Is there a correlation between teaching computing and potential of blended learning?

What impact does focused teaching of computing across the primary school curriculum have on pupil and parent engagement with online homework?

This is a question that drove a research project at Cambridge Primary Education Trust (CPET), undertaken during the last summer half-term, as they looked at key issues which emerged during the national lockdowns and the potential of blended learning in the Trust going forward.

Here, James Course, a Year 3/4 teacher at Somersham Primary School, and Jon Windsor, a Year 3 teacher at Trumpington Park Primary School, both part of CPET, outline more about this research project, which was funded and supported by the Cambridge Teaching Schools Network.

Jon WindsorJames Course

Jon Windsor                                                         James Course


As computing subject leads in our respective CPET schools, what we wanted to test especially was the role of technology in pupils’ engagement with online homework, and whether an intensive period of teaching computing (enhanced skills) might foster greater engagement.

The barriers to online learning and technology

What the project has actually given us is greater insight into some of the wider barriers that children face around online learning and technology.

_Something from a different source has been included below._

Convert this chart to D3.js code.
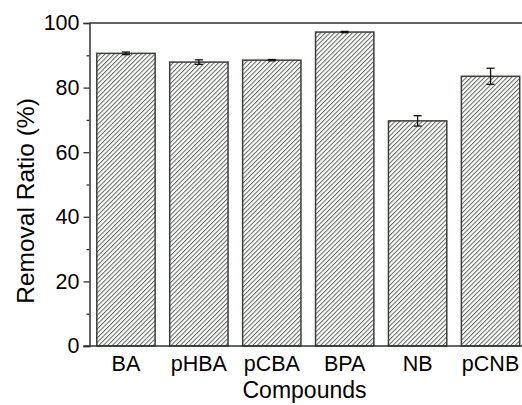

One of the barriers to engagement with blended styles of learning we wanted to explore was a lack of computing skills. We taught a sequence of bespoke lessons to build a strong platform to develop these skills, but the impact on pupil engagement in online learning was limited.

This reinforced that other factors were more significant for any expansion into wider blended learning: especially around creating more robust routines and expectations for home learning and engaging parents and families in supporting pupils.

Impact on pupils’ learning, and parental engagement

Whilst the research has not revealed some ‘perfect’ solution for online homework, our findings will support our objective to ensure that home learning is meaningful and reinforces teacher-led learning. We also want to make related tasks achievable and accessible to all.

As a result of taking opportunities across the curriculum to modelling the daily IT skills which we use and take for granted, we saw pupils becoming more confident, efficient and capable with their use of laptops and key software such as Microsoft Word. They evidently improved transferable skills such as using search engines safely and efficiently, as well as making their own evaluations and comparisons between different formats of technology available to them.

Going forward we will continue to evaluate how we can engage parents and families in supporting pupils in their learning, including with homework. We did learn that there appear to be more accessible types of task, especially ones that can be accessed on a phone or tablet. Tasks such as quizzes using Microsoft Forms will therefore be our starting point if and when we look to expand the use of blended learning.

Supporting future innovation

We have already shared our findings with CPET’s senior leadership team as we consider how both school-based and home-based learning might evolve in the future, and look forward to supporting next steps, both at Trust-level, and directly within our own individual schools.

We have been able to explore some of the potential barriers that children face, and our learnings will influence our future approach and recommendations for setting homework, as well as the potential continued use of blended learning

We will also evaluate our approach to teaching computing, ensuring that we are developing the kinds of skills that the children will need in future, and aiming for the skills to be both transferable and adaptable to the changes in technology that they will face along the way. A further next step will be to consider how computing skills can be developed more broadly across the curriculum: this is the bigger question.